Previous studies have indicated that the dianion radical of the substituted acetylacetonate ligand itself is extremely unstable. It has been trapped at extremely low temperatures and its spectral properties have been reported. Obviously, the main group chelate radical ions that we have studied represent a case where the inherently unstable dianion radical system is stabilized by coordination to the pseudometal ion.

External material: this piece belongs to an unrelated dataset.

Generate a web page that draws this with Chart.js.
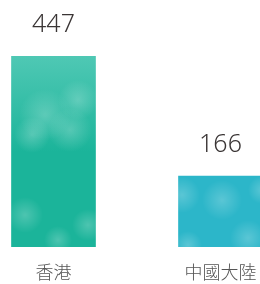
<!doctype html>
<html lang="zh-Hant">
<head>
<meta charset="UTF-8">
<title>香港 / 中國大陸</title>
<style>
    html, body { margin: 0; padding: 0; background: #fff; overflow: hidden; }
    #wrap { position: absolute; left: -30px; top: 0; width: 334px; height: 284px; }
</style>
</head>
<body>

<div id="wrap">
    <canvas id="bar-chart" width="334" height="284"></canvas>
</div>

<script src="https://cdn.jsdelivr.net/npm/chart.js@4/dist/chart.umd.min.js"></script>
<script>
    const categories = ['香港', '中國大陸'];
    const values = [447, 166];
    const topColors = ['#4fc8b4', '#5ec8d8'];
    const bottomColors = ['#1bb49a', '#2cb6c9'];

    // soft cloudy texture for each bar
    function cloudFill(ctx, i, area) {
        const c = document.createElement('canvas');
        c.width = 334; c.height = 284;
        const g = c.getContext('2d');
        const grad = g.createLinearGradient(0, area.top, 0, area.bottom);
        grad.addColorStop(0, topColors[i]);
        grad.addColorStop(0.5, bottomColors[i]);
        grad.addColorStop(1, bottomColors[i]);
        g.fillStyle = grad;
        g.fillRect(0, 0, c.width, c.height);
        const puffs = [[75, 115, 26], [100, 130, 22], [62, 135, 18], [108, 100, 20], [55, 215, 18], [118, 225, 16],
                       [88, 240, 14], [212, 195, 18], [252, 200, 20], [278, 238, 18], [218, 245, 14], [292, 190, 14]];
        puffs.forEach(([x, y, r]) => {
            const rg = g.createRadialGradient(x, y, 0, x, y, r);
            rg.addColorStop(0, 'rgba(255,255,255,0.22)');
            rg.addColorStop(1, 'rgba(255,255,255,0)');
            g.fillStyle = rg;
            g.beginPath(); g.arc(x, y, r, 0, Math.PI * 2); g.fill();
        });
        return ctx.createPattern(c, 'no-repeat');
    }

    const valueLabels = {
        id: 'valueLabels',
        afterDatasetsDraw(chart) {
            const ctx = chart.ctx;
            const meta = chart.getDatasetMeta(0);
            ctx.save();
            ctx.font = '300 25px "Noto Sans", Lato, sans-serif';
            ctx.fillStyle = '#3a3535';
            ctx.textAlign = 'center';
            ctx.textBaseline = 'bottom';
            meta.data.forEach((bar, i) => {
                ctx.fillText(values[i], bar.x, bar.y - 19);
            });
            ctx.restore();
        }
    };

    new Chart(document.getElementById('bar-chart'), {
        type: 'bar',
        data: {
            labels: categories,
            datasets: [{
                data: values,
                backgroundColor: c => {
                    const area = c.chart.chartArea;
                    if (!area) return bottomColors[c.dataIndex];
                    return cloudFill(c.chart.ctx, c.dataIndex, area);
                },
                barThickness: 84,
                borderWidth: 0
            }]
        },
        options: {
            responsive: false,
            animation: false,
            layout: { padding: { top: 56, left: 0, right: 0, bottom: 0 } },
            plugins: { legend: { display: false }, tooltip: { enabled: false } },
            scales: {
                y: { display: false, min: 0, max: Math.max(...values) },
                x: {
                    grid: { display: false, drawTicks: false },
                    border: { display: false },
                    afterFit: s => { s.height = 37; },
                    ticks: {
                        padding: 14,
                        color: '#555',
                        font: { family: '"Noto Sans CJK TC", sans-serif', size: 18, weight: 300 }
                    }
                }
            }
        },
        plugins: [valueLabels]
    });
</script>
</body>
</html>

The spin densities and charge distribution in the boron chelate radicals and the neutral parent have been calculated by Pariser-Parr-Pople SCF techniques, extended Hückel molecular orbital calculations, and CNDO and INDO methods. The ligand dianion radicals have also been successfully handled. In all cases, good agreement between experimentally observed ESR hyperfine coupling constants, assigned by satisfactory simulation, and calculated hyperfine constants have been obtained. The spin density calculations on the radical anions indicated that there are negligible spin delocalization over the moiety, BR₂. The net charge distribution in the neutral and the radical anions demonstrate that the effect of BR₂ on the radical stability is due to its withdrawing effect. The electronic energy levels and electronic transitions allowed in the neutral and the radical ions have been calculated by closed-shell and open-shell (RSCF) methods of Longuet-Higgins and Pople with the CI treatment of Ishitani and Nagakura. Good agreement with the experimental data is observed. Correlation diagrams connecting the MO levels for the neutral and radical ion species reveal information about the perturbations of energy levels caused by the injection of an extra electron into the previous spin-paired system.